Московская сага о больных Форсайтах.
Разве что в этой больнице поселились рационализаторы и они взяли пример с кладбищенской практики. Там, насколько я осведомлен, по истечении каких-то определенных лет можно хоронить свежеотбывших с этого света в чужие могилы, пристанища староумерших. Вылежала чья-то история болезни пару десятилетий и – на тебе: наклейка на обложке с новым именем, парочка новых страниц – вклейка, – и новый владелец. Был я захудалым, никчемным пациентишкой, невзрачным, с сомнительными тремя страничками жалоб и предписаний, а тут – раз, и уже пациентище! С «Историей»! Солидно. В регистратуре поглядывают уважительно. У самого, опять же, голову не сносит от мнимого удовольствия жить здоровеньким.
«Господи, какой же ты редкий болван. Шут просто!»
«Я сейчас обижусь. Третий раз про шута за день. Или четвертый? Явный перебор».
«Ну, прости. Однако же в самом деле…»
«Прощаю, но имей в виду, что это в последний раз».
«Не зарекайся, Ванечка».
«Мамой клянусь!»
«Здоровьем?»
«Нет, всей мамой. Комплексная такая клятва. И вообще, родня без здоровья – такая обуза!»
«Красавец!»
«Есть такое».
Доктор – я проглядел на двери в кабинет фамилию, но точно не Голсуорси – явно мельчит, заполняя страничку моей саги. Историк болезни. По всему видать, обязательство принял: уложиться со всеми моими бедами на остатке последнего листа. В самом деле, не вклеивать же еще один ради жалких двух, при снисходительности небес – трех месяцев. Пусть и разнятся в корне наши данные о «снисходительности». По моим идеалистическим представлениям, минимум лет на пятьдесят.

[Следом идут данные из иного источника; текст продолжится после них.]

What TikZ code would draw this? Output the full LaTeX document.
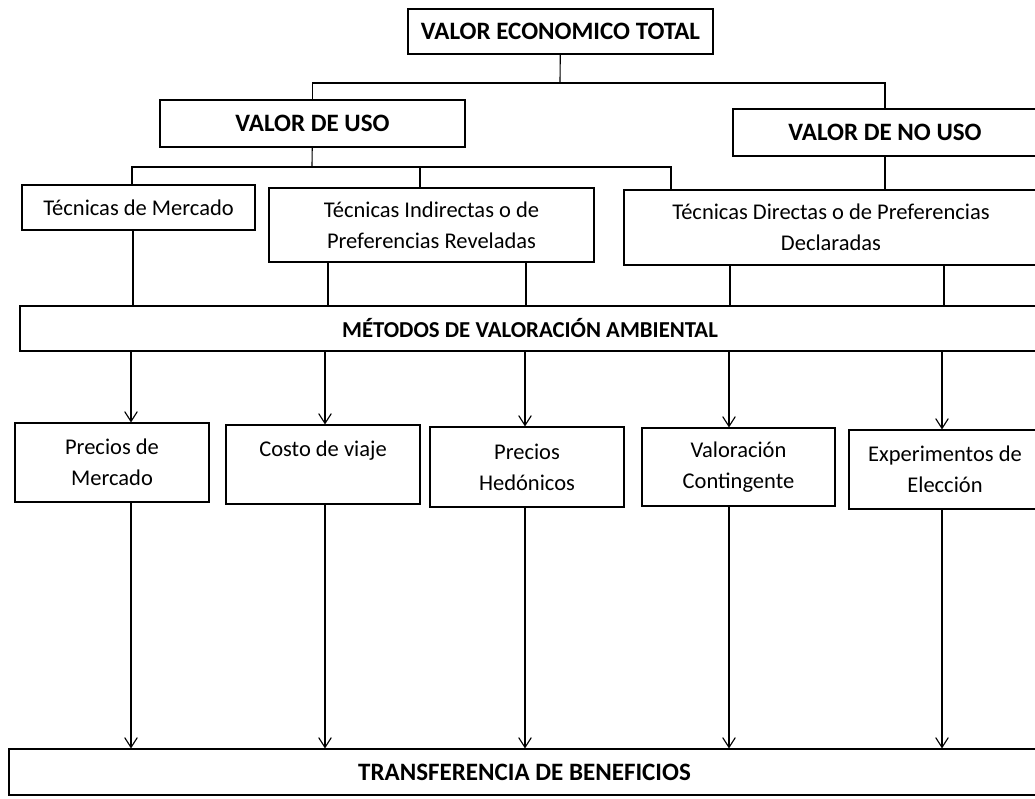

Что навеяло это число? Не исключено, что подспудные мысли о полтиннике в баксах, который бы мне сейчас ой как не повредил. И тоскливое предвидение, что из знакомых никто в долг не даст. Нет у меня больше состоятельных и в то же время доверчивых знакомых. Эти два мира оказались успешно разделены и теперь ни при каких обстоятельствах не перемешиваются. Единственное место, где они еще худо-бедно сосуществуют, это моя потрепанная записная книжка. Чувствую, такое положение дел не только у меня, но говорить об этом не хочется. И со мной никому не хочется. Чего зря ныть-то? Иными словами, с приличными людьми вожусь. Неожиданный вывод. Однако приятный.